I’m a late thirty-something, I am a self-employed teacher, writer, lecturer. My working life is made up of temporary and short-term contracts, and most of the work that I do is self-generated. It relies me to be creative, flexible, endlessly innovative, patient and (an introvert’s nightmare) collaborative. We’ve not met, so before you paint a picture for yourself of me as a cross between Andy Warhol and Benjamin Franklin (just imagine the hair), I can also point out that working this way requires me to be happy to make mistakes (a lot, and I’m not usually happy about it), reflective (hello crushing self-doubt) and the rest.

This is becoming increasingly normal for fellow thirty-somethings who might find that description of working routines a familiar one. It is, however, a regime that probably horrifies traditionally-minded, nine to fivers. My mother, for example, probably does not think that the freedom to work in a cafe or in my pyjamas at home is enough of a trade-off for a proper pension.

I’m sorry if you feel you’re trapped on the bus next to the guy telling you his life-story. The point is that a younger me - a child, a teenager, a graduate - could never have imagined that this is what a working life would have looked like. Working alone on self-generated projects, I have a lot of time to think, pose questions, try to answer them. Yes, it's driving my wife a bit mad. Aside from ‘time for coffee?’, the key questions that come to me are these:  How much did my education prepare me for this life? Did I learn the skills to work this way happen because of what I learned at school or in spite of it? As an educator, this question becomes ‘how am I enabling learners to accept or adapt to this?’
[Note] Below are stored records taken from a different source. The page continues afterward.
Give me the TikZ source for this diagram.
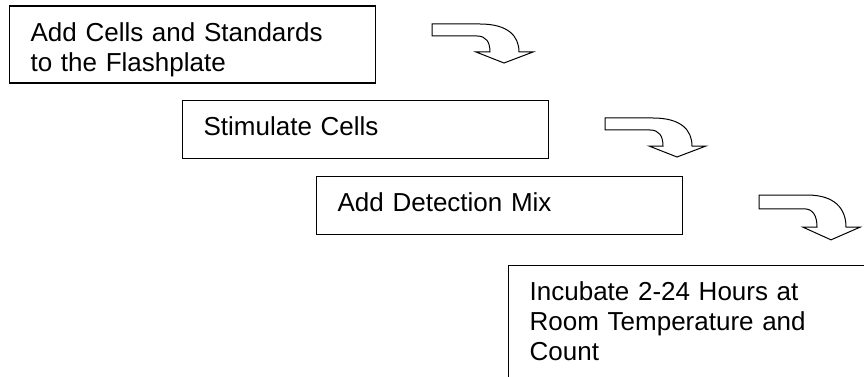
\documentclass[tikz,border=0pt]{standalone}
\usepackage{fontspec}
\setmainfont{Liberation Sans}

\tikzset{
  stepbox/.style={draw, line width=1.3pt, anchor=north west, align=left,
    inner xsep=21pt, inner ysep=0pt, text width=324pt, text height=35pt,
    font=\fontsize{26}{30}\selectfont},
  bentarrow/.pic={
    \draw[line width=1pt, fill=white] (0,0) -- (48,0)
      .. controls (76,0) and (87,-12) .. (87,-28) -- (101,-28) -- (72,-39)
      -- (44,-28) -- (58,-28) .. controls (58,-18) and (54,-12) .. (45,-12)
      -- (0,-12) -- cycle;
  }
}

\begin{document}
\begin{tikzpicture}[x=1pt, y=1pt]
  \clip (0,0) rectangle (864,-377);

  % the four steps
  \node[stepbox, text depth=42pt] (cells) at (9,-5.5)
    {Add Cells and Standards\\to the Flashplate};
  \node[stepbox, text depth=23pt] (stim) at (182,-100)
    {Stimulate Cells};
  \node[stepbox, text depth=22.5pt] (mix) at (316,-176)
    {Add Detection Mix};
  \node[stepbox, text depth=120pt] (count) at (508,-265)
    {Incubate 2-24 Hours at\\Room Temperature and\\Count};

  % bent arrows between steps
  \pic at (432,-24) {bentarrow};
  \pic at (605,-118) {bentarrow};
  \pic[yscale=1.15] at (759,-195) {bentarrow};
\end{tikzpicture}
\end{document}
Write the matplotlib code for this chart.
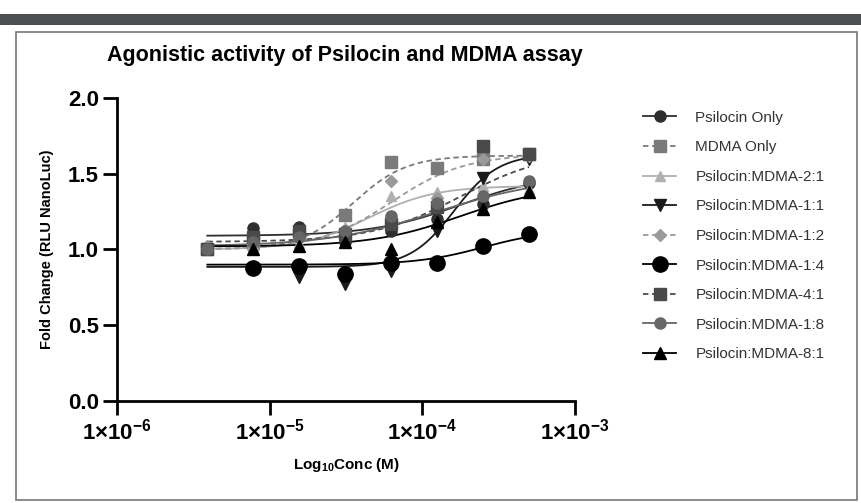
import numpy as np
import matplotlib
matplotlib.use("Agg")
import matplotlib.pyplot as plt
from matplotlib.patches import Rectangle

# ---------------- DATA ----------------
conc = [3.906e-6, 7.8125e-6, 1.5625e-5, 3.125e-5, 6.25e-5, 1.25e-4, 2.5e-4, 5e-4]
nan = np.nan

labels = ["Psilocin Only", "MDMA Only", "Psilocin:MDMA-2:1", "Psilocin:MDMA-1:1",
          "Psilocin:MDMA-1:2", "Psilocin:MDMA-1:4", "Psilocin:MDMA-4:1",
          "Psilocin:MDMA-1:8", "Psilocin:MDMA-8:1"]

psilocin_only = [nan, 1.14, 1.15, 1.05, 1.12, 1.20, 1.30, 1.44]
mdma_only     = [1.00, 1.05, 1.10, 1.23, 1.58, 1.54, 1.60, 1.63]
ratio_2_1     = [1.00, 1.02, 1.04, 1.15, 1.35, 1.38, 1.42, 1.40]
ratio_1_1     = [nan, 0.87, 0.82, 0.77, 0.86, 1.12, 1.47, 1.60]
ratio_1_2     = [1.02, 1.00, 1.08, 1.12, 1.45, 1.34, 1.60, 1.62]
ratio_1_4     = [nan, 0.88, 0.89, 0.84, 0.91, 0.91, 1.02, 1.10]
ratio_4_1     = [1.00, 1.08, 1.12, 1.10, 1.17, 1.28, 1.68, 1.63]
ratio_1_8     = [1.00, 1.05, 1.08, 1.12, 1.22, 1.31, 1.35, 1.45]
ratio_8_1     = [nan, 1.00, 1.02, 1.05, 1.00, 1.18, 1.27, 1.38]

# 4PL fit parameters: bottom, top, logEC50, hill
fit_bottom = [1.09, 1.00, 1.00, 0.885, 1.00, 0.90, 1.05, 1.02, 1.02]
fit_top    = [1.50, 1.62, 1.42, 1.63, 1.63, 1.13, 1.65, 1.48, 1.42]
fit_logec  = [-3.75, -4.45, -4.35, -3.79, -4.20, -3.60, -3.75, -3.90, -3.75]
fit_hill   = [1.5, 2.5, 2.0, 3.0, 1.8, 2.0, 1.5, 1.2, 1.5]

series = [psilocin_only, mdma_only, ratio_2_1, ratio_1_1, ratio_1_2,
          ratio_1_4, ratio_4_1, ratio_1_8, ratio_8_1]

# ---------------- STYLE ----------------
markers = ["o", "s", "^", "v", "D", "o", "s", "o", "^"]
msizes  = [8, 8, 7.5, 8.5, 6, 11, 9, 8, 9]
colors  = ["#2e2e2e", "#7a7a7a", "#b0b0b0", "#1a1a1a", "#9a9a9a",
           "#000000", "#4a4a4a", "#666666", "#000000"]
lstyles = ["-", (0, (3, 2)), "-", "-", (0, (3, 2)), "-", (0, (3, 2)), "-", "-"]

plt.rcParams["font.family"] = ["Liberation Sans", "DejaVu Sans"]
plt.rcParams["mathtext.fontset"] = "custom"
plt.rcParams["mathtext.rm"] = "Liberation Sans"
plt.rcParams["mathtext.bf"] = "Liberation Sans:bold"


def four_pl(x, bottom, top, logec, hill):
    return bottom + (top - bottom) / (1 + 10 ** ((logec - x) * hill))


fig = plt.figure(figsize=(8.61, 5.03), dpi=100)
W, H = 861, 503

# page frame (dark header bar + thin border)
fig.add_artist(Rectangle((0, 1 - 25 / H), 1, 11 / H, transform=fig.transFigure,
                         facecolor="#4b4f52", edgecolor="none"))
fig.add_artist(Rectangle((16 / W, 1 - 500 / H), (857 - 16) / W, (500 - 32) / H,
                         transform=fig.transFigure,
                         facecolor="none", edgecolor="#777777", lw=1.2))

ax = fig.add_axes([117 / W, 1 - 401 / H, (575 - 117) / W, (401 - 98) / H])

xfit = np.linspace(np.log10(conc[0]), np.log10(conc[-1]), 300)
for i, vals in enumerate(series):
    yfit = four_pl(xfit, fit_bottom[i], fit_top[i], fit_logec[i], fit_hill[i])
    ax.plot(10 ** xfit, yfit, color=colors[i], ls=lstyles[i], lw=1.3, zorder=2)
    ax.plot(conc, vals, marker=markers[i], ms=msizes[i], color=colors[i],
            ls="none", zorder=3)
    # legend handle: marker with short line
    ax.plot([], [], marker=markers[i], ms=msizes[i], color=colors[i],
            ls=lstyles[i], lw=1.3, label=labels[i])

ax.set_xscale("log")
ax.set_xlim(1e-6, 1e-3)
ax.set_ylim(0, 2.0)
ax.set_yticks([0, 0.5, 1.0, 1.5, 2.0])
ax.set_yticklabels(["0.0", "0.5", "1.0", "1.5", "2.0"], fontsize=16, fontweight="bold")
ax.set_xticks([1e-6, 1e-5, 1e-4, 1e-3])
ax.set_xticklabels([r"$\mathbf{1×10^{-6}}$", r"$\mathbf{1×10^{-5}}$",
                    r"$\mathbf{1×10^{-4}}$", r"$\mathbf{1×10^{-3}}$"], fontsize=16)
ax.minorticks_off()
ax.tick_params(axis="both", length=10, width=2, direction="out", pad=3)
for s in ["top", "right"]:
    ax.spines[s].set_visible(False)
for s in ["left", "bottom"]:
    ax.spines[s].set_linewidth(2)

ax.set_xlabel(r"Log$_{\mathbf{10}}$Conc (M)", fontsize=11, fontweight="bold", labelpad=8)
ax.set_ylabel("Fold Change (RLU NanoLuc)", fontsize=10.5, fontweight="bold", labelpad=10)

fig.text(345 / W, 1 - 56 / H, "Agonistic activity of Psilocin and MDMA assay",
         ha="center", va="center", fontsize=15.5, fontweight="bold")

leg = ax.legend(loc="upper left", bbox_to_anchor=(629 / W, 1 - 97 / H),
                bbox_transform=fig.transFigure, frameon=False, fontsize=11,
                handlelength=2.2, labelspacing=1.02, handletextpad=1.25,
                labelcolor="#333333")

fig.savefig("out.png", dpi=100)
I have spent the Covid lockdown accidently in Bangkok (long story) and it has given me much time to think and reflect on these questions. If children are learning, but not in school, then what does that mean for how we educate our children? Does it mean the end for traditional instruct-learn-test? If teachers are educating remotely, either digitally or by setting work, what does that now mean for the work teachers will be expected to do?

And then the big one: how could we ever go back to what we had before willingly? We are being asked to embrace the new normal, but was it even normal to begin with?